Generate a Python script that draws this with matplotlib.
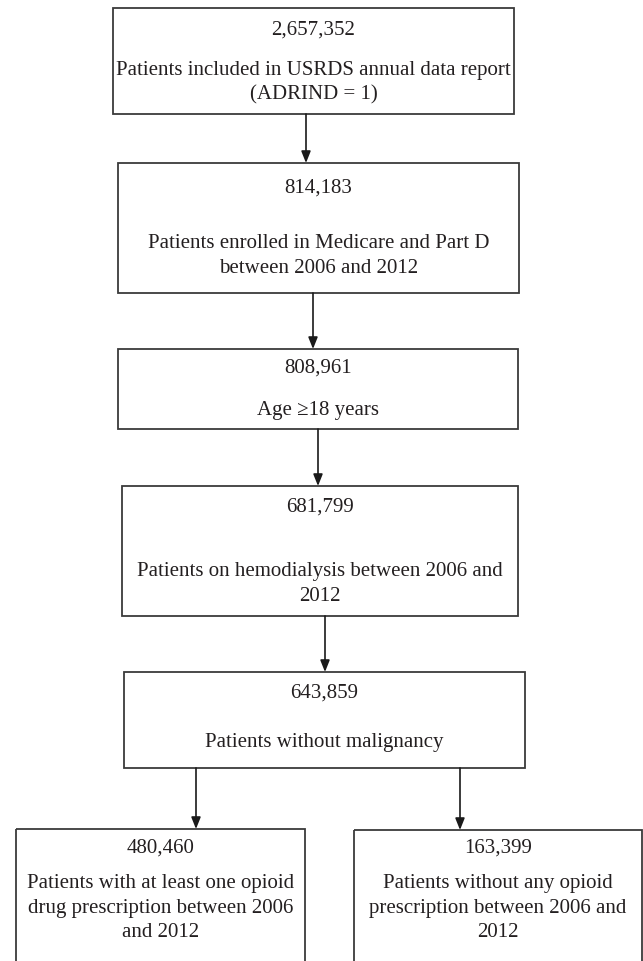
import matplotlib.pyplot as plt
from matplotlib.patches import Rectangle

# flowchart content
counts = ["2,657,352", "814,183", "808,961", "681,799", "643,859", "480,460", "163,399"]
labels = [
    "Patients included in USRDS annual data report\n(ADRIND = 1)",
    "Patients enrolled in Medicare and Part D\nbetween 2006 and 2012",
    "Age \u226518 years",
    "Patients on hemodialysis between 2006 and\n2012",
    "Patients without malignancy",
    "Patients with at least one opioid\ndrug prescription between 2006\nand 2012",
    "Patients without any opioid\nprescription between 2006 and\n2012",
]
links = [(0, 1), (1, 2), (2, 3), (3, 4), (4, 5), (4, 6)]

# layout in pixels (x0, y0, x1, y1), y downward
boxes = [
    (113, 8, 514, 114),
    (118, 163, 519, 293),
    (118, 349, 518, 429),
    (122, 486, 518, 616),
    (124, 672, 525, 768),
    (16, 829, 305, 975),
    (354, 830, 642, 975),
]
count_y = [30, 188, 368, 507, 693, 848, 848]
label_y = [83, 256, 410, 584, 743, 908, 908]
arrow_x = [(306, 306), (313, 313), (318, 318), (325, 325), (196, 196), (460, 460)]

W, H = 643, 961
fig = plt.figure(figsize=(W / 100, H / 100), dpi=100)
ax = fig.add_axes([0, 0, 1, 1])
ax.set_xlim(0, W)
ax.set_ylim(H, 0)
ax.axis("off")

font = dict(family="Liberation Serif", size=15, color="#231f20")

for i, (x0, y0, x1, y1) in enumerate(boxes):
    ax.add_patch(Rectangle((x0, y0), x1 - x0, y1 - y0, fill=False,
                           edgecolor="#3a3a3a", linewidth=1.3))
    cx = (x0 + x1) / 2
    ax.text(cx, count_y[i], counts[i], ha="center", va="center", **font)
    ax.text(cx, label_y[i], labels[i], ha="center", va="center",
            linespacing=1.38, **font)

for k, (a, b) in enumerate(links):
    xs, xe = arrow_x[k]
    ys = boxes[a][3]
    ye = boxes[b][1]
    ax.annotate("", xy=(xe, ye), xytext=(xs, ys),
                arrowprops=dict(arrowstyle="-|>,head_length=0.7,head_width=0.28",
                                color="#1a1a1a", lw=1.2, shrinkA=0, shrinkB=0))

fig.savefig("out.png", dpi=100)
##############################
Request
Using the listing above, list every line in which the string "matplotlib" occurs.

Exercise solution
Generate a Python script that draws this with matplotlib.
import matplotlib.pyplot as plt
from matplotlib.patches import Rectangle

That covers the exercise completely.